Start a supervised actor using config.get().default_init_timeout_ms.

start_supervised_with_timeout

</>

pub fn start_supervised_with_timeout(
  typed_name: registry.TypedName(msg),
  initial_state: state,
  handler: fn(msg, state) -> receiver.HandlerStep(state),
  init_timeout_ms: Int,
) -> Result(process.Pid, actor.StartError)

Like start_supervised, with an explicit init timeout.

</>

pub fn subscribe(
  monitor: process.Subject(cluster_monitor.Message),
  listener: process.Subject(cluster_monitor.ClusterEvent),
) -> Nil

unregister

</>

pub fn unregister(
  name: String,
) -> Result(Nil, registry.UnregisterError)

Unregister a globally registered name.

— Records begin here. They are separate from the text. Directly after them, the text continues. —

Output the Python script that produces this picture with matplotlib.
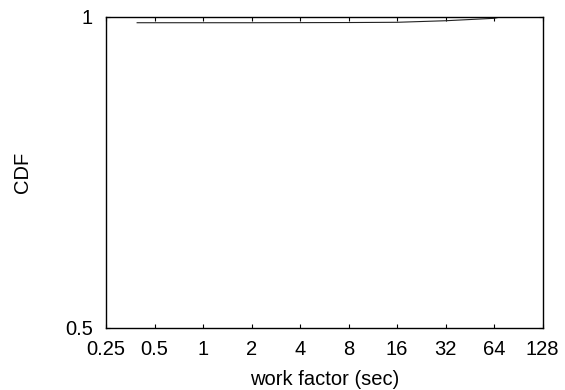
import matplotlib
matplotlib.use("Agg")
import matplotlib.pyplot as plt
from matplotlib.ticker import FixedLocator, FixedFormatter

# CDF of work factor
work_factor = [0.39, 2, 8, 16, 32, 64, 72]
cdf = [0.990, 0.990, 0.9903, 0.9907, 0.9932, 0.9971, 1.0]

x_ticks = [0.25, 0.5, 1, 2, 4, 8, 16, 32, 64, 128]
x_labels = ['0.25', '0.5', '1', '2', '4', '8', '16', '32', '64', '128']
y_ticks = [0.5, 1]
y_labels = ['0.5', '1']

plt.rcParams['font.family'] = ['Liberation Sans', 'DejaVu Sans']
plt.rcParams['font.size'] = 14.5

fig = plt.figure(figsize=(5.65, 3.9), dpi=100)
ax = fig.add_axes([106 / 565, 1 - 327.7 / 390, (542.7 - 106) / 565, (327.7 - 16.5) / 390])

ax.plot(work_factor, cdf, color='#222222', linewidth=0.8)

ax.set_xscale('log', base=2)
ax.set_xlim(0.25, 128)
ax.set_ylim(0.5, 1)
ax.xaxis.set_major_locator(FixedLocator(x_ticks))
ax.xaxis.set_major_formatter(FixedFormatter(x_labels))
ax.xaxis.set_minor_locator(FixedLocator([]))
ax.yaxis.set_major_locator(FixedLocator(y_ticks))
ax.yaxis.set_major_formatter(FixedFormatter(y_labels))

ax.tick_params(direction='in', length=3, width=0.8, top=True, right=True, pad=8.5)
ax.tick_params(axis='y', pad=9.5)
for s in ax.spines.values():
    s.set_linewidth(1.0)

ax.set_xlabel('work factor (sec)', labelpad=8)
ax.set_ylabel('CDF', labelpad=24)

fig.savefig('out.png', dpi=100)
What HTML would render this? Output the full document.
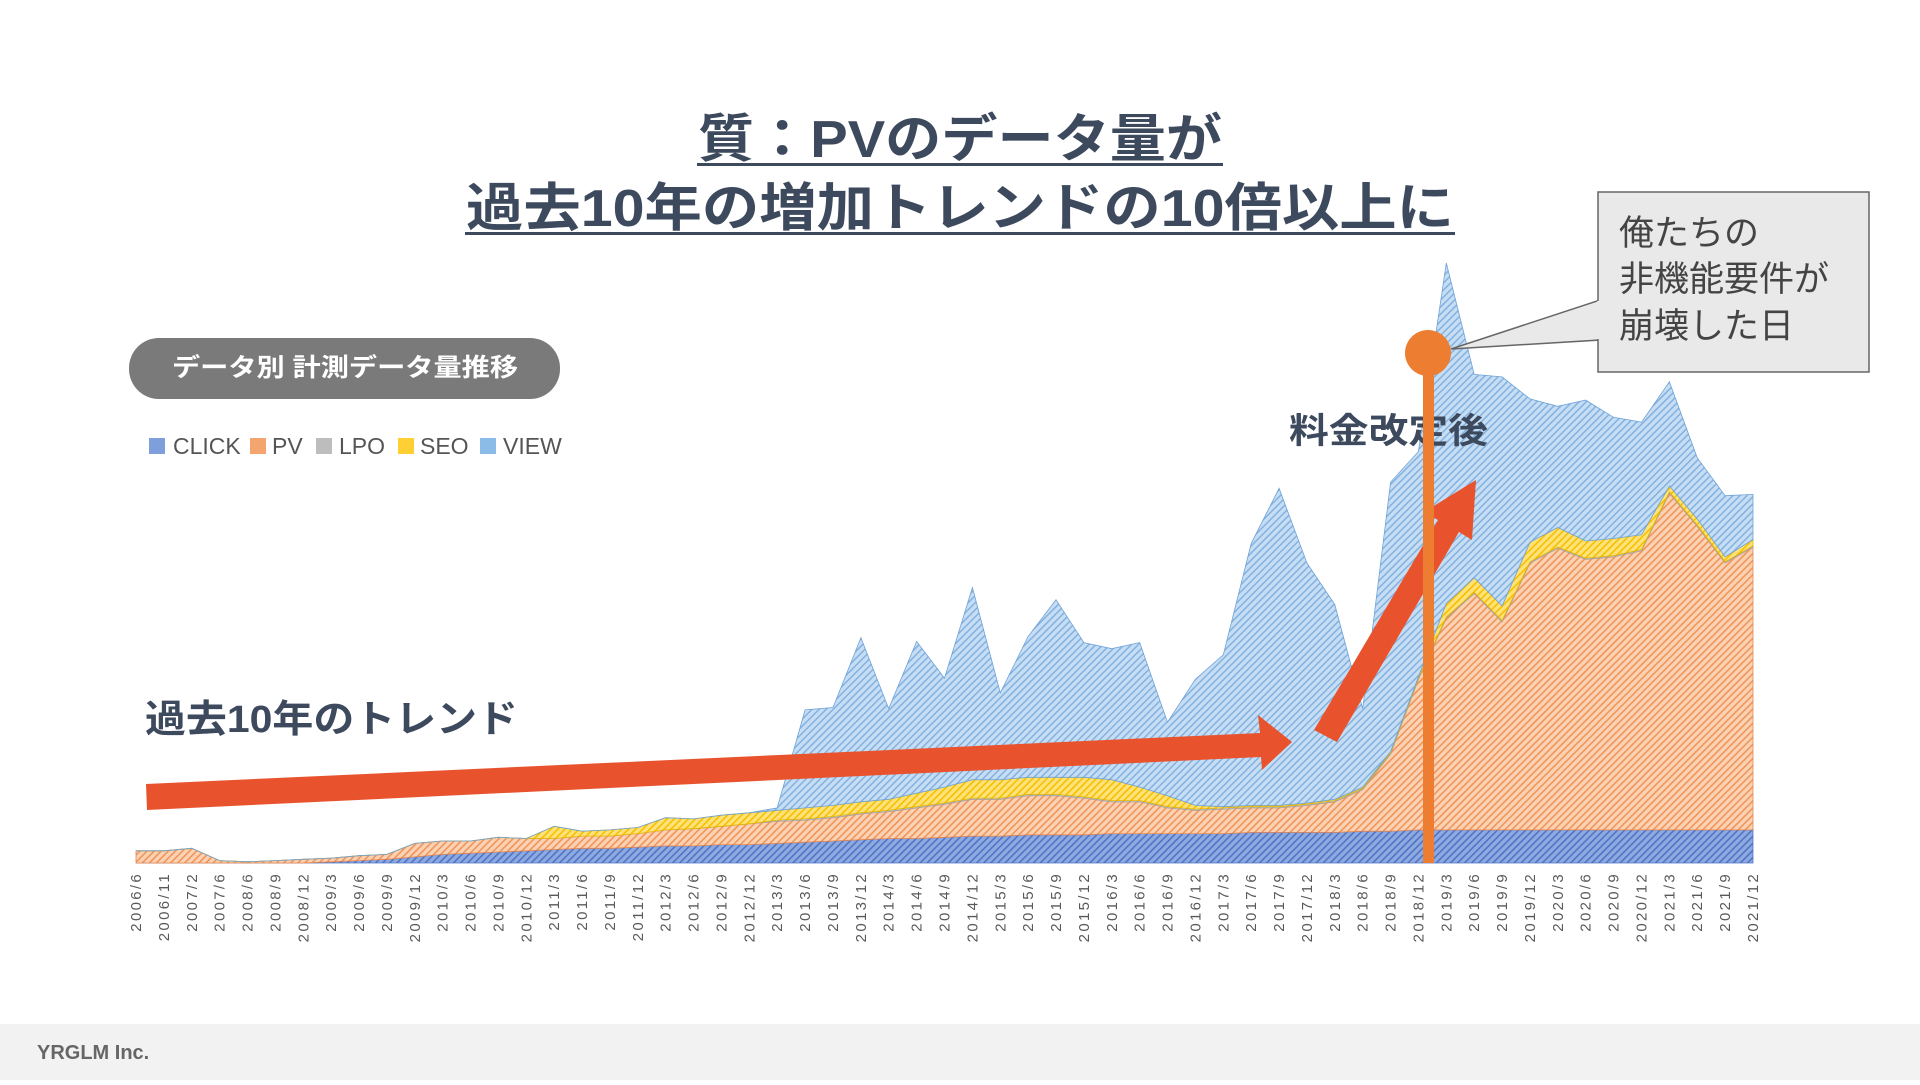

Idempotent cleanup paths can let _ = unregister(name).

unregister_error_to_string

</>

pub fn unregister_error_to_string(
  err: registry.UnregisterError,
) -> String

unregister_typed

</>

pub fn unregister_typed(
  typed_name: registry.TypedName(msg),
) -> Result(Nil, registry.UnregisterError)

Type-safe sibling of unregister/1: pulls the name string from the TypedName the caller already holds. Recommended for graceful shutdown paths so the cleanup site never has to hardcode the name.

unsubscribe

</>

pub fn unsubscribe(
  monitor: process.Subject(cluster_monitor.Message),
  listener: process.Subject(cluster_monitor.ClusterEvent),
) -> Nil

version

</>

pub fn version() -> String

Library version, hardcoded. Must stay in sync with gleam.toml at release time. Gleam has no compile-time API to read the manifest, so this is a release-time discipline, not a runtime invariant.